**RAW DATA:**

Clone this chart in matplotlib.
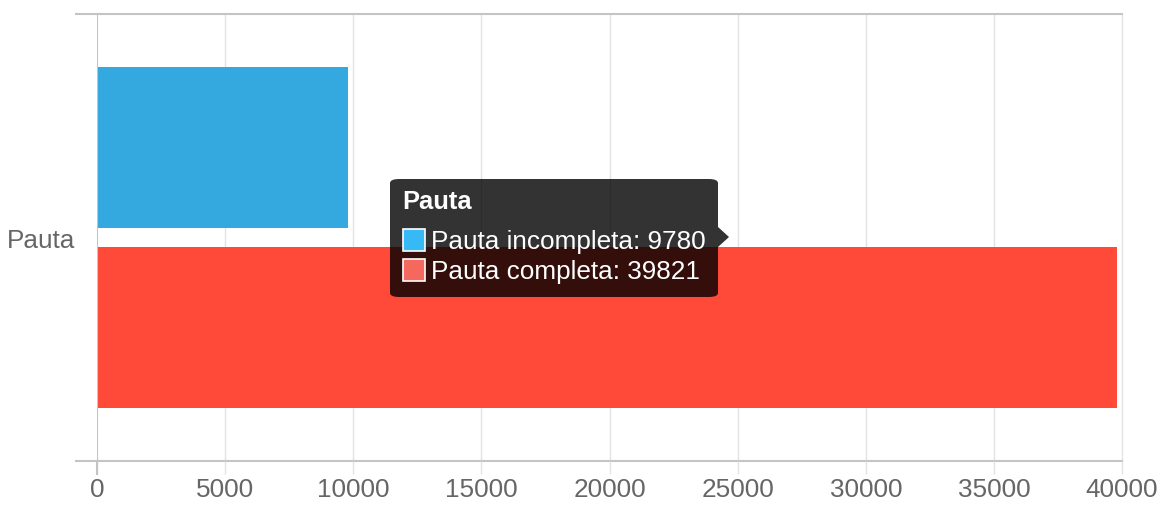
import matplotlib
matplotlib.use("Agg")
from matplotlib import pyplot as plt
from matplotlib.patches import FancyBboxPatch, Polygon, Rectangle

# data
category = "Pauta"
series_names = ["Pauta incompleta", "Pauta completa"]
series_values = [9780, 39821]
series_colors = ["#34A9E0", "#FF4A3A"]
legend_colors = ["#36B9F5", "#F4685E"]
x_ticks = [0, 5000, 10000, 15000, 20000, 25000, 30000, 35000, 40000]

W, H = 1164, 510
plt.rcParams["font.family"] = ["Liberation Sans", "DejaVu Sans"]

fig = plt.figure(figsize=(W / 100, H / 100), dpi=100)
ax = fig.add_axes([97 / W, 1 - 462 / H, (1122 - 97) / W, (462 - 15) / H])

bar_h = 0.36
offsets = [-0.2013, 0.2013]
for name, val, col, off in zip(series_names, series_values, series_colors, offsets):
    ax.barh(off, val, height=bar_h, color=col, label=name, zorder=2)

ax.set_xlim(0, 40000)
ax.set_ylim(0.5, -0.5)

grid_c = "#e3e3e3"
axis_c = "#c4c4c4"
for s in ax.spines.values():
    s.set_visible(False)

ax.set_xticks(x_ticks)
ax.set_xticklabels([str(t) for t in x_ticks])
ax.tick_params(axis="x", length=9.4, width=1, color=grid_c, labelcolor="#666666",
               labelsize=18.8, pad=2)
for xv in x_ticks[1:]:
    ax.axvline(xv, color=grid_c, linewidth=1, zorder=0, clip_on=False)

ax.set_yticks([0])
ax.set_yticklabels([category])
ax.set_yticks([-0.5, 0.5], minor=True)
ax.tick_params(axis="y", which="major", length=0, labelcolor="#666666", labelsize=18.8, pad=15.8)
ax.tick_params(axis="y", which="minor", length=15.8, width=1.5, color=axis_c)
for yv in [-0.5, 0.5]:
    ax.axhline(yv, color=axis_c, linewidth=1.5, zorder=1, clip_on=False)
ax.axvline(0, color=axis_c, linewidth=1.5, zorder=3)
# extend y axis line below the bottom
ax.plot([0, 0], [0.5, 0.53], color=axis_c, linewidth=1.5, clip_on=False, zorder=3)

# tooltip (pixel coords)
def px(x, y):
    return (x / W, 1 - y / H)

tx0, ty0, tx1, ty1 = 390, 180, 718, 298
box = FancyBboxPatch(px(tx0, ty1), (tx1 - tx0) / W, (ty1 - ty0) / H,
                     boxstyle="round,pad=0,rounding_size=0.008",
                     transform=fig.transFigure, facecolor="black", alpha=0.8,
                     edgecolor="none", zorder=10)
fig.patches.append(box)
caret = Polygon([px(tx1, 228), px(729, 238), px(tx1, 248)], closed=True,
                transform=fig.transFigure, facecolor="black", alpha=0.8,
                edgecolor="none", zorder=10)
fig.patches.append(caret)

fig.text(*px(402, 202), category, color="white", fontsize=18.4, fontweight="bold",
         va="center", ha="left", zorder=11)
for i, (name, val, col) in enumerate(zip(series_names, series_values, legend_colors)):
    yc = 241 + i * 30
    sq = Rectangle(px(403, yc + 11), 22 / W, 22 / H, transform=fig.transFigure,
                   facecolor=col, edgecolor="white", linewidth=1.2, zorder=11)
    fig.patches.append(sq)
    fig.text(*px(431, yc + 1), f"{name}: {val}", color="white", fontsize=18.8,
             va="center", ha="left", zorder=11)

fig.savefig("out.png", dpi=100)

**EXERCISE BRIEF:**
Begin at the first line of the material and copy each line exactly through the one containing "from matplotlib.patches import". Omit pictures.

**PROBLEM SOLUTION:**
Clone this chart in matplotlib.
import matplotlib
matplotlib.use("Agg")
from matplotlib import pyplot as plt
from matplotlib.patches import FancyBboxPatch, Polygon, Rectangle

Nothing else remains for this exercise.